■ Written exercise ■
Nothing in the data should change when you return it, but leave the pictures out.

· · · · · · ·

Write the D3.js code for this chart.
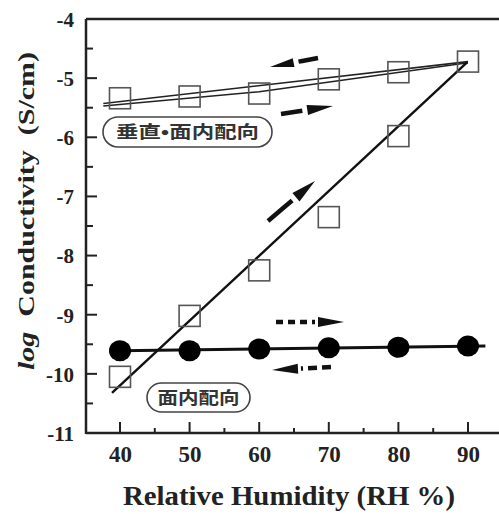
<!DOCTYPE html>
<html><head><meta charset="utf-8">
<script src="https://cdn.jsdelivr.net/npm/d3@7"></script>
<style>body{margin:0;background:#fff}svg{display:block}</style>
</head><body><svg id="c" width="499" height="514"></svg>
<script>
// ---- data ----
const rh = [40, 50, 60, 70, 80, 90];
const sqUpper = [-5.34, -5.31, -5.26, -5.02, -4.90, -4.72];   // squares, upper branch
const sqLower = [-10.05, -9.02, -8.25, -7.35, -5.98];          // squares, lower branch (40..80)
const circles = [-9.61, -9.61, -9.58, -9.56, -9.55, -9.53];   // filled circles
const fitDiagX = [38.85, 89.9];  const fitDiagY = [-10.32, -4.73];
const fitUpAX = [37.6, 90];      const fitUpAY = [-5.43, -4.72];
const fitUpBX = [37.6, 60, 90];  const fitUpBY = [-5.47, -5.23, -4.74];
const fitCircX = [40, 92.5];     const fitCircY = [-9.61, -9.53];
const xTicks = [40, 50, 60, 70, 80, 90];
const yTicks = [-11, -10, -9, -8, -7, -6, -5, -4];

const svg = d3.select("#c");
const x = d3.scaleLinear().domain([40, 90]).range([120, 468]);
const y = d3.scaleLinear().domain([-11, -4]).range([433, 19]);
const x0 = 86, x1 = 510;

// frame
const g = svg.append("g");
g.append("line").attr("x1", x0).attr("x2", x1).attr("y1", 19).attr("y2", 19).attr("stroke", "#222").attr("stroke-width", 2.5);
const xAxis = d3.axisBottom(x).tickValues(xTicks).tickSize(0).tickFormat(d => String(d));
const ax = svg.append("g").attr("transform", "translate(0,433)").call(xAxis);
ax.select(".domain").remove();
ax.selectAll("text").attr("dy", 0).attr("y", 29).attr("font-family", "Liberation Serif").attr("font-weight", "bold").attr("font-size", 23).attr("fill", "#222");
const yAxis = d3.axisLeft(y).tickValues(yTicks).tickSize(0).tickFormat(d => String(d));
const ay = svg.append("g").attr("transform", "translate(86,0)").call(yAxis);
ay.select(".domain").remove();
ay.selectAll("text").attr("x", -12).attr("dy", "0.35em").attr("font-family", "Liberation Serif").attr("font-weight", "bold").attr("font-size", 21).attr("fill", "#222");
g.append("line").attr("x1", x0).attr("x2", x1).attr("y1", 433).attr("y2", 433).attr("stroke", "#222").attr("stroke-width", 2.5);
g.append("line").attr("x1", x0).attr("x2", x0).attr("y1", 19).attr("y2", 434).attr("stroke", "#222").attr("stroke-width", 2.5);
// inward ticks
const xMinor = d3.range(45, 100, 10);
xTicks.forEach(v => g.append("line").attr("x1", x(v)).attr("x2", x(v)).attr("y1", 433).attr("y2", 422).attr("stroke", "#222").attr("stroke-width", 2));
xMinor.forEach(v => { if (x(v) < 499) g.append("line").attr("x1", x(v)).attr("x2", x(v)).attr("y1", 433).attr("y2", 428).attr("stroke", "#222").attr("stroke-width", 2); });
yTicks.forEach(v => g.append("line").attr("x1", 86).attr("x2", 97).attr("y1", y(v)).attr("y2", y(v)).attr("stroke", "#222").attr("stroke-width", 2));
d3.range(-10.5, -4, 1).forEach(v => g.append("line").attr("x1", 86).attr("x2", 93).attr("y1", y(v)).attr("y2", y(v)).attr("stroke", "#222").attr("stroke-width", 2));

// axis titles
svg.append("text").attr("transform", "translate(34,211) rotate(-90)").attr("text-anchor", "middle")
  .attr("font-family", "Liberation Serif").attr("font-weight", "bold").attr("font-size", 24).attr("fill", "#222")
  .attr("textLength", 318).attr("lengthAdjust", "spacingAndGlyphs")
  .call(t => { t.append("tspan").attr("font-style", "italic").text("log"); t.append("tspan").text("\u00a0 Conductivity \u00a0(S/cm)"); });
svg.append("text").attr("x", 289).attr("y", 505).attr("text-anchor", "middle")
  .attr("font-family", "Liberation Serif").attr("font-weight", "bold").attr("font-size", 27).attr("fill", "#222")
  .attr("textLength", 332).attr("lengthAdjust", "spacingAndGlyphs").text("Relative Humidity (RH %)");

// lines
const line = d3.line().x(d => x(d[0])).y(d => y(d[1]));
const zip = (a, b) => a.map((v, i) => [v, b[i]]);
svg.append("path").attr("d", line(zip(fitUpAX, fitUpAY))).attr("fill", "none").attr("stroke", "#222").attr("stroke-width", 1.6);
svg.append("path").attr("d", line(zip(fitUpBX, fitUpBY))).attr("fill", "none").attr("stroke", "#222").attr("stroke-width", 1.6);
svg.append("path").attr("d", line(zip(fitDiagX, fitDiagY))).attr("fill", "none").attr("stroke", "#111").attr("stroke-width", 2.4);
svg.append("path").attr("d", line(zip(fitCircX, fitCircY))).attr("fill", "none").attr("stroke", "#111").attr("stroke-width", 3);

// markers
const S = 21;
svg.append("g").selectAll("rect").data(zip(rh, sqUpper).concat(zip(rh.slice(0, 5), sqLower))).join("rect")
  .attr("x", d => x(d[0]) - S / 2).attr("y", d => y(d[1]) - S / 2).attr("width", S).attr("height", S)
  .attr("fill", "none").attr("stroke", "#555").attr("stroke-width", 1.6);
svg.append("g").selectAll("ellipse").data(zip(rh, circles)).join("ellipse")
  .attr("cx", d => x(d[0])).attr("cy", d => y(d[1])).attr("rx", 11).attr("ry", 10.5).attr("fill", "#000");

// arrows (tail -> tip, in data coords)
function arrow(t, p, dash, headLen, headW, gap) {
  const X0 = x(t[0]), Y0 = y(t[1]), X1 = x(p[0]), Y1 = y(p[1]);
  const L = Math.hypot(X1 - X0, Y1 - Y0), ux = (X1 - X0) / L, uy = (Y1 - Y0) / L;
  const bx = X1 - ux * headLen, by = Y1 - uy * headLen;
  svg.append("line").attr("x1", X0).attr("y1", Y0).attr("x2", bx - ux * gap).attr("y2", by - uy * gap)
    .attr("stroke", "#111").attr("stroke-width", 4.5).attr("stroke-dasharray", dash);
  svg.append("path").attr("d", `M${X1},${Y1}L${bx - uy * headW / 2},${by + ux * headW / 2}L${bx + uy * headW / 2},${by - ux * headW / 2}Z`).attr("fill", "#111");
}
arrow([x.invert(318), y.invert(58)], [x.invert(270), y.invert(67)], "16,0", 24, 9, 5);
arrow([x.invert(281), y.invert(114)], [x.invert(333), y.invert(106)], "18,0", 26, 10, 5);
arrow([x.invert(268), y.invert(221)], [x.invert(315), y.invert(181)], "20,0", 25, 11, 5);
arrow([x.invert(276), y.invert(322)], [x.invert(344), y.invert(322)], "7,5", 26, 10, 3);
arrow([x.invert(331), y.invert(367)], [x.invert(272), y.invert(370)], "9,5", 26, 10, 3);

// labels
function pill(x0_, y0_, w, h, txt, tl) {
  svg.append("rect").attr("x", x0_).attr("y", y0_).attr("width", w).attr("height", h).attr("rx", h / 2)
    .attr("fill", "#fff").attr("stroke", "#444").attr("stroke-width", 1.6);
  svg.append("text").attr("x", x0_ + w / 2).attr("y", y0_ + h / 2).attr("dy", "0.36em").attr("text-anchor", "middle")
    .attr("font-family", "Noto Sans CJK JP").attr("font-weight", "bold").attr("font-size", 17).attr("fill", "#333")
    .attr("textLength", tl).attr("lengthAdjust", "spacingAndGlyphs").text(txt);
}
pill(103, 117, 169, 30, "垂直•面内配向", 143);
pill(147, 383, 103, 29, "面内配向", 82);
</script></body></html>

· · · · · · ·

■ Problem solution ■
Write the D3.js code for this chart.
<!DOCTYPE html>
<html><head><meta charset="utf-8">
<script src="https://cdn.jsdelivr.net/npm/d3@7"></script>
<style>body{margin:0;background:#fff}svg{display:block}</style>
</head><body><svg id="c" width="499" height="514"></svg>
<script>
// ---- data ----
const rh = [40, 50, 60, 70, 80, 90];
const sqUpper = [-5.34, -5.31, -5.26, -5.02, -4.90, -4.72];   // squares, upper branch
const sqLower = [-10.05, -9.02, -8.25, -7.35, -5.98];          // squares, lower branch (40..80)
const circles = [-9.61, -9.61, -9.58, -9.56, -9.55, -9.53];   // filled circles
const fitDiagX = [38.85, 89.9];  const fitDiagY = [-10.32, -4.73];
const fitUpAX = [37.6, 90];      const fitUpAY = [-5.43, -4.72];
const fitUpBX = [37.6, 60, 90];  const fitUpBY = [-5.47, -5.23, -4.74];
const fitCircX = [40, 92.5];     const fitCircY = [-9.61, -9.53];
const xTicks = [40, 50, 60, 70, 80, 90];
const yTicks = [-11, -10, -9, -8, -7, -6, -5, -4];

const svg = d3.select("#c");
const x = d3.scaleLinear().domain([40, 90]).range([120, 468]);
const y = d3.scaleLinear().domain([-11, -4]).range([433, 19]);
const x0 = 86, x1 = 510;

// frame
const g = svg.append("g");
g.append("line").attr("x1", x0).attr("x2", x1).attr("y1", 19).attr("y2", 19).attr("stroke", "#222").attr("stroke-width", 2.5);
const xAxis = d3.axisBottom(x).tickValues(xTicks).tickSize(0).tickFormat(d => String(d));
const ax = svg.append("g").attr("transform", "translate(0,433)").call(xAxis);
ax.select(".domain").remove();
ax.selectAll("text").attr("dy", 0).attr("y", 29).attr("font-family", "Liberation Serif").attr("font-weight", "bold").attr("font-size", 23).attr("fill", "#222");
const yAxis = d3.axisLeft(y).tickValues(yTicks).tickSize(0).tickFormat(d => String(d));
const ay = svg.append("g").attr("transform", "translate(86,0)").call(yAxis);
ay.select(".domain").remove();
ay.selectAll("text").attr("x", -12).attr("dy", "0.35em").attr("font-family", "Liberation Serif").attr("font-weight", "bold").attr("font-size", 21).attr("fill", "#222");
g.append("line").attr("x1", x0).attr("x2", x1).attr("y1", 433).attr("y2", 433).attr("stroke", "#222").attr("stroke-width", 2.5);
g.append("line").attr("x1", x0).attr("x2", x0).attr("y1", 19).attr("y2", 434).attr("stroke", "#222").attr("stroke-width", 2.5);
// inward ticks
const xMinor = d3.range(45, 100, 10);
xTicks.forEach(v => g.append("line").attr("x1", x(v)).attr("x2", x(v)).attr("y1", 433).attr("y2", 422).attr("stroke", "#222").attr("stroke-width", 2));
xMinor.forEach(v => { if (x(v) < 499) g.append("line").attr("x1", x(v)).attr("x2", x(v)).attr("y1", 433).attr("y2", 428).attr("stroke", "#222").attr("stroke-width", 2); });
yTicks.forEach(v => g.append("line").attr("x1", 86).attr("x2", 97).attr("y1", y(v)).attr("y2", y(v)).attr("stroke", "#222").attr("stroke-width", 2));
d3.range(-10.5, -4, 1).forEach(v => g.append("line").attr("x1", 86).attr("x2", 93).attr("y1", y(v)).attr("y2", y(v)).attr("stroke", "#222").attr("stroke-width", 2));

// axis titles
svg.append("text").attr("transform", "translate(34,211) rotate(-90)").attr("text-anchor", "middle")
  .attr("font-family", "Liberation Serif").attr("font-weight", "bold").attr("font-size", 24).attr("fill", "#222")
  .attr("textLength", 318).attr("lengthAdjust", "spacingAndGlyphs")
  .call(t => { t.append("tspan").attr("font-style", "italic").text("log"); t.append("tspan").text("\u00a0 Conductivity \u00a0(S/cm)"); });
svg.append("text").attr("x", 289).attr("y", 505).attr("text-anchor", "middle")
  .attr("font-family", "Liberation Serif").attr("font-weight", "bold").attr("font-size", 27).attr("fill", "#222")
  .attr("textLength", 332).attr("lengthAdjust", "spacingAndGlyphs").text("Relative Humidity (RH %)");

// lines
const line = d3.line().x(d => x(d[0])).y(d => y(d[1]));
const zip = (a, b) => a.map((v, i) => [v, b[i]]);
svg.append("path").attr("d", line(zip(fitUpAX, fitUpAY))).attr("fill", "none").attr("stroke", "#222").attr("stroke-width", 1.6);
svg.append("path").attr("d", line(zip(fitUpBX, fitUpBY))).attr("fill", "none").attr("stroke", "#222").attr("stroke-width", 1.6);
svg.append("path").attr("d", line(zip(fitDiagX, fitDiagY))).attr("fill", "none").attr("stroke", "#111").attr("stroke-width", 2.4);
svg.append("path").attr("d", line(zip(fitCircX, fitCircY))).attr("fill", "none").attr("stroke", "#111").attr("stroke-width", 3);

// markers
const S = 21;
svg.append("g").selectAll("rect").data(zip(rh, sqUpper).concat(zip(rh.slice(0, 5), sqLower))).join("rect")
  .attr("x", d => x(d[0]) - S / 2).attr("y", d => y(d[1]) - S / 2).attr("width", S).attr("height", S)
  .attr("fill", "none").attr("stroke", "#555").attr("stroke-width", 1.6);
svg.append("g").selectAll("ellipse").data(zip(rh, circles)).join("ellipse")
  .attr("cx", d => x(d[0])).attr("cy", d => y(d[1])).attr("rx", 11).attr("ry", 10.5).attr("fill", "#000");

// arrows (tail -> tip, in data coords)
function arrow(t, p, dash, headLen, headW, gap) {
  const X0 = x(t[0]), Y0 = y(t[1]), X1 = x(p[0]), Y1 = y(p[1]);
  const L = Math.hypot(X1 - X0, Y1 - Y0), ux = (X1 - X0) / L, uy = (Y1 - Y0) / L;
  const bx = X1 - ux * headLen, by = Y1 - uy * headLen;
  svg.append("line").attr("x1", X0).attr("y1", Y0).attr("x2", bx - ux * gap).attr("y2", by - uy * gap)
    .attr("stroke", "#111").attr("stroke-width", 4.5).attr("stroke-dasharray", dash);
  svg.append("path").attr("d", `M${X1},${Y1}L${bx - uy * headW / 2},${by + ux * headW / 2}L${bx + uy * headW / 2},${by - ux * headW / 2}Z`).attr("fill", "#111");
}
arrow([x.invert(318), y.invert(58)], [x.invert(270), y.invert(67)], "16,0", 24, 9, 5);
arrow([x.invert(281), y.invert(114)], [x.invert(333), y.invert(106)], "18,0", 26, 10, 5);
arrow([x.invert(268), y.invert(221)], [x.invert(315), y.invert(181)], "20,0", 25, 11, 5);
arrow([x.invert(276), y.invert(322)], [x.invert(344), y.invert(322)], "7,5", 26, 10, 3);
arrow([x.invert(331), y.invert(367)], [x.invert(272), y.invert(370)], "9,5", 26, 10, 3);

// labels
function pill(x0_, y0_, w, h, txt, tl) {
  svg.append("rect").attr("x", x0_).attr("y", y0_).attr("width", w).attr("height", h).attr("rx", h / 2)
    .attr("fill", "#fff").attr("stroke", "#444").attr("stroke-width", 1.6);
  svg.append("text").attr("x", x0_ + w / 2).attr("y", y0_ + h / 2).attr("dy", "0.36em").attr("text-anchor", "middle")
    .attr("font-family", "Noto Sans CJK JP").attr("font-weight", "bold").attr("font-size", 17).attr("fill", "#333")
    .attr("textLength", tl).attr("lengthAdjust", "spacingAndGlyphs").text(txt);
}
pill(103, 117, 169, 30, "垂直•面内配向", 143);
pill(147, 383, 103, 29, "面内配向", 82);
</script></body></html>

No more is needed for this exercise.